Kepala Subdit Kerja Sama Internasional Universitas Gajah Mada Yogjakarta, I Made Andi Arsana, Ph.D mengatakan UGM memiliki beberapa program yang sangat membutuhkan keterpaparan atau eksposure dengan dunia internasional yang akan sangat terbantu oleh kehadiran skema World Class Professor (WCP) ini.
”Mendatangkan dosen asing itu tidak menjadi komponen anggaran utama di PT di Indonesia.”
“Mereka biasanya kalau datangkan dosen asing pakai skema kerjasama, UGM misalnya hanya bantu tiket tapi akomodasi dan gaji ya lembaga mitra yang membayarkan.”
“Makanya kalau ada skema pemerintah yang membayarkan full itu akan sangat membantu pastinya.”
Dosen geodesi Fakultas Teknik UGM yang juga peraih gelar Ph.D dari Universitas Wollongong Australia ini menambahkan skema ini juga akan sangat bermanfaat bagi mahasiswa.

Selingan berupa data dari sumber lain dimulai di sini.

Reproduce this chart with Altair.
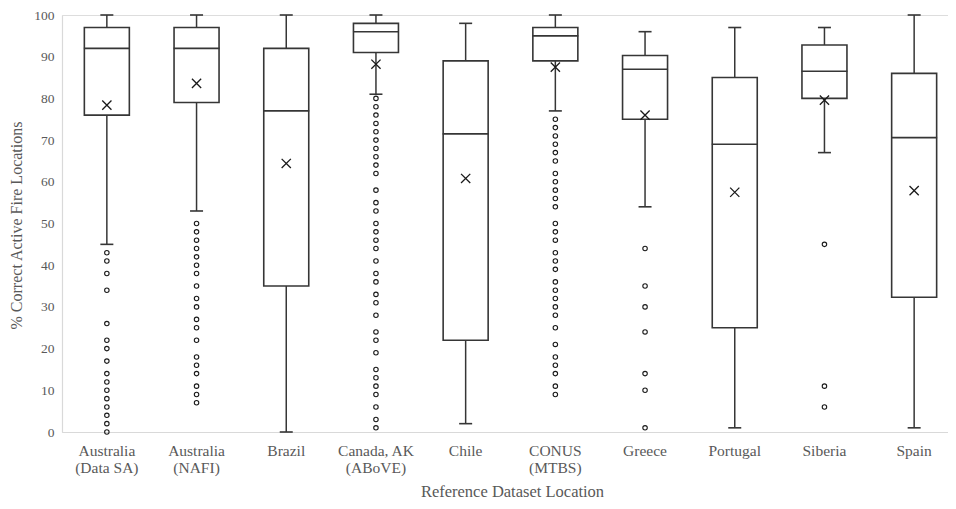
import altair as alt
import pandas as pd

categories = ["Australia (Data SA)", "Australia (NAFI)", "Brazil", "Canada, AK (ABoVE)", "Chile",
              "CONUS (MTBS)", "Greece", "Portugal", "Siberia", "Spain"]
whisker_low = [45, 53, 0, 81, 2, 77, 54, 1, 67, 1]
q1 = [76, 79, 35, 91, 22, 89, 75, 25, 80, 32.3]
median = [92, 92, 77, 96, 71.5, 95, 87, 69, 86.5, 70.6]
q3 = [97, 97, 92, 98, 89, 97, 90.3, 85, 92.8, 86]
whisker_high = [100, 100, 100, 100, 98, 100, 96, 97, 97, 100]
mean = [78.4, 83.6, 64.4, 88.2, 60.8, 87.5, 76.0, 57.5, 79.6, 57.9]

outliers_australia_datasa = [43, 41, 38, 34, 26, 22, 20, 17, 14, 12, 10, 8, 6, 4, 2, 0]
outliers_australia_nafi = [50, 48, 46, 44, 42, 40, 38, 35, 32, 30, 27, 25, 22, 18, 16, 14, 11, 9, 7]
outliers_brazil = []
outliers_canada = [80, 78, 76, 74, 72, 70, 68, 66, 64, 62, 58, 55, 53, 50, 48, 46, 44, 41, 38, 36,
                   33, 31, 28, 24, 22, 19, 15, 13, 11, 9, 6, 3, 1]
outliers_chile = []
outliers_conus = [75, 73, 71, 69, 67, 65, 62, 60, 58, 56, 54, 50, 48, 46, 43, 41, 39, 36, 34, 32,
                  30, 28, 25, 21, 18, 16, 14, 11, 9]
outliers_greece = [44, 35, 30, 24, 14, 10, 1]
outliers_portugal = []
outliers_siberia = [45, 11, 6]
outliers_spain = []

outlier_lists = [outliers_australia_datasa, outliers_australia_nafi, outliers_brazil, outliers_canada,
                 outliers_chile, outliers_conus, outliers_greece, outliers_portugal, outliers_siberia,
                 outliers_spain]

stats = pd.DataFrame({
    "cat": categories, "lo": whisker_low, "q1": q1, "med": median,
    "q3": q3, "hi": whisker_high, "mean": mean,
})
out_df = pd.DataFrame([{"cat": c, "v": v} for c, lst in zip(categories, outlier_lists) for v in lst])

FONT = "'Liberation Serif', 'Times New Roman', serif"
LINE = "#363636"
TXT = "#595959"

label_expr = ("indexof(datum.label, '(') > 0 ? "
              "[substring(datum.label, 0, indexof(datum.label, '(') - 1), "
              "substring(datum.label, indexof(datum.label, '('))] : datum.label")

x_enc = alt.X(
    "cat:N",
    scale=alt.Scale(domain=categories, range=[0, 897], paddingInner=0, paddingOuter=0),
    axis=alt.Axis(
        title="Reference Dataset Location", labelAngle=0, labelExpr=label_expr,
        labelFont=FONT, labelFontSize=15.5, labelColor=TXT, labelLineHeight=17,
        labelPadding=11, ticks=False, domainColor="#d9d9d9", domainWidth=1.2,
        titleFont=FONT, titleFontSize=16.5, titleFontWeight="normal", titleColor=TXT,
        titleX=450, titleY=64, titleBaseline="alphabetic", titleAlign="center",
    ),
)
y_scale = alt.Scale(domain=[0, 100], nice=False)
y_axis = alt.Axis(
    title="% Correct Active Fire Locations", values=list(range(0, 101, 10)), grid=False,
    ticks=False, domainColor="#d9d9d9", domainWidth=1.2,
    labelFont=FONT, labelFontSize=13.5, labelColor=TXT, labelPadding=8,
    titleFont=FONT, titleFontSize=16, titleFontWeight="normal", titleColor=TXT,
    titleAngle=270, titleX=-46, titleY=210, titleAlign="center", titleBaseline="middle",
)

base = alt.Chart(stats).encode(x=x_enc)

whisk_low = base.mark_rule(color=LINE, strokeWidth=1.5).encode(
    y=alt.Y("lo:Q", scale=y_scale, axis=y_axis), y2="q1:Q")
whisk_high = base.mark_rule(color=LINE, strokeWidth=1.5).encode(
    y=alt.Y("q3:Q", scale=y_scale), y2="hi:Q")
cap_low = base.mark_tick(color=LINE, size=13, thickness=1.6, opacity=1).encode(y=alt.Y("lo:Q", scale=y_scale))
cap_high = base.mark_tick(color=LINE, size=13, thickness=1.6, opacity=1).encode(y=alt.Y("hi:Q", scale=y_scale))
box = base.mark_bar(size=45, fill="white", stroke=LINE, strokeWidth=1.6).encode(
    y=alt.Y("q1:Q", scale=y_scale), y2="q3:Q")
med = base.mark_tick(color=LINE, size=46, thickness=1.6, opacity=1).encode(y=alt.Y("med:Q", scale=y_scale))
mean_pt = base.mark_point(
    shape="M-1,-1L1,1M1,-1L-1,1", size=85, filled=False, stroke="#1a1a1a", strokeWidth=1.3, opacity=1
).encode(y=alt.Y("mean:Q", scale=y_scale))

outl = alt.Chart(out_df).mark_point(
    shape="circle", size=20, filled=False, stroke="#1a1a1a", strokeWidth=1.1, opacity=1
).encode(x=x_enc, y=alt.Y("v:Q", scale=y_scale))

chart = alt.layer(whisk_low, whisk_high, cap_low, cap_high, box, med, mean_pt, outl).properties(
    width=886, height=417,
    autosize=alt.AutoSizeParams(type="none"),
    padding={"left": 54, "top": 7, "right": 0, "bottom": 69},
).configure_view(stroke=None).configure(background="white")

chart.save("out.html", embed_options={"renderer": "svg", "actions": False})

“Mahasiswa UGM nanti kalau lulus wawasannya harus global, dia harus siap kerja dimana saja, baik di luar negeri maupun di Bantul, Gunung Kidul sekalipun.’
“Dan orang yang bisa memberikan mindset seperti itu juga harus orang yang terpapar dengan dunia internasional. Karena itu kehadiran dosen asing bisa membawa kultur positif seperti itu.” ungkapnya.
Program World Class Professor (WCP) diluncurkan Direktorat Jenderal Sumber Daya Iptek dan Dikti sejak tahun 2017.
Tahun lalu sebanyak 26 dosen asal Jepang, Amerika, Australia, Malaysia, Arab Saudi, China dan Perancis sudah berhasil didatangkan mengajar di berbagai PTN di Indonesia.
Kemenristek Dikti mengklaim, program WCP telah berhasil meningkatkan jumlah publikasi riset ilmiah dari Indonesia.
Sebanyak lebih dari 13 publikasi internasional dari Indonesia diterbitkan di jurnal bereputasi dan untuk pertama kalinya dalam sejarah, Indonesia dapat menyalip Singapura dan menempati posisi kedua di Asia Tenggara berdasarkan jumlah publikasi internasional terindeks Scopus.